Говорит он об этом и мне – не зарекаясь, разумеется, от возвращения (не волнуйтесь). Руководство театром для Машкова действительно важно: тут не только преемственность по отношению к великому педагогу, но и надежный способ одним махом перечеркнуть сразу всех своих «сомнительных персонажей» из прошлого.
Свое нынешнее положение Машков рисует с поистине античным размахом, апеллируя при этом к предшественнику: «Поверьте, Табаков действовал до последнего. Я думал, что он вечен. Палыч попадал в сложные ситуации, в двадцать с небольшим у него был инфаркт, но он выкарабкался. Он гладиатор, который продолжал бой, если ранение не смертельно». Сам Машков прямо говорит, что продолжает гладиаторские традиции и насаждает их в прикрепленной к театру актерской школе. Летом новый худрук стал героем интернета после интервью каналу «Культура», где с внезапным, оглушительным энтузиазмом пообещал учить студентов анатомии, воинским ритуалам и даже НЛП. По его замыслу, при помощи этих дисциплин начинающие артисты подчинят себе тело и научатся находить «кнопки» своего актерского аппарата. Пример виртуозного владения собственным аппаратом Машков подает и сам, отмечая, что не растерялся, когда на съемке ему выдали леворукую клюшку: «Я могу и так!»

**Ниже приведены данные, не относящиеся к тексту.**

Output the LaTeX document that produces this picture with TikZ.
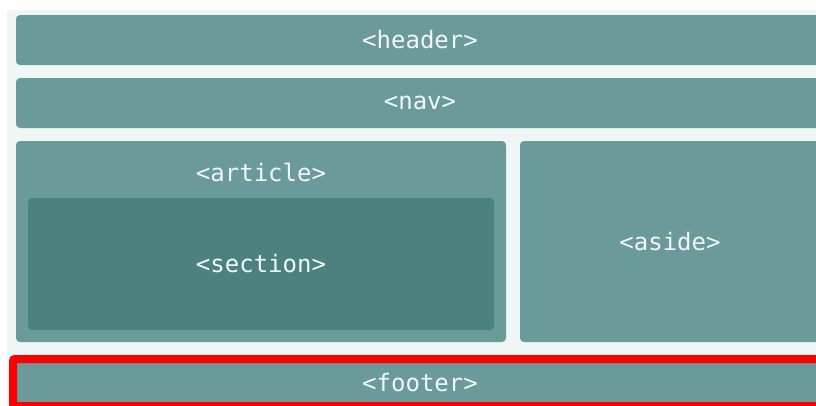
\documentclass[tikz,border=0pt]{standalone}
\usepackage{fontspec}
\setmonofont{DejaVu Sans Mono}
\usepackage{xcolor}
\usepackage{tikz}
\usetikzlibrary{positioning}

\definecolor{pagebg}{HTML}{EFF6F6}
\definecolor{boxteal}{HTML}{6A9A99}
\definecolor{sectteal}{HTML}{4B8280}
\definecolor{tagwhite}{HTML}{F2F7F7}
\definecolor{markred}{HTML}{FF0000}

\begin{document}
\begin{tikzpicture}[x=1pt, y=-1pt,
   layoutbox/.style={fill=boxteal, rounded corners=4pt, inner sep=0pt},
   innerbox/.style={fill=sectteal, rounded corners=4pt, inner sep=0pt},
   tag/.style={text=tagwhite, font=\ttfamily\fontsize{24}{26}\selectfont}]
\useasboundingbox (0,0) rectangle (816,405);
\clip (0,0) rectangle (816,405);

% Page background
\fill[pagebg] (7,10) rectangle (840,420);

% Full-width rows
\node[layoutbox, tag, minimum width=808pt, minimum height=50pt] (header) at (420,40) {<header>};
\node[layoutbox, tag, minimum width=808pt, minimum height=50pt] (nav) at (420,103) {<nav>};

% Main area
\node[layoutbox, minimum width=490pt, minimum height=201pt] (article) at (261,241.5) {};
\node[tag] (articletag) at (261,172) {<article>};
\node[innerbox, tag, minimum width=466pt, minimum height=132pt] (section) at (261,264) {<section>};
\node[layoutbox, tag, minimum width=300pt, minimum height=201pt] (aside) at (670,241.5) {<aside>};

% Footer, marked in red
\node[layoutbox, tag, minimum width=808pt, minimum height=41pt] (footer) at (420,382.5) {<footer>};
\node[draw=markred, line width=8pt, rounded corners=2pt, minimum width=817pt, minimum height=47pt] (footermark) at (421.5,382.5) {};
\end{tikzpicture}
\end{document}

Никакого радикального ноу-хау в своей методике сам Машков не видит, считая ее естественным продолжением системы Станиславского. «Физическое и духовное в нашей профессии очень близко. Если твое тело тебе не подчиняется, то ты не сможешь находиться несколько часов в нужном состоянии». Становится понятно, что своими мягкими, но точными жестами, уверенным и ровным звучанием голоса актер подчиняет не только свое, но и тело собеседника. Мне остается только слушать и покорно кивать, наблюдая, как этот гладиатор проводит напоследок свой коронный прием, прибегая к обезоруживающей откровенности: «Знаете, я много раз думал, что после определенных событий мне уже ничего не страшно. Но каждый следующий день несет новый вызов».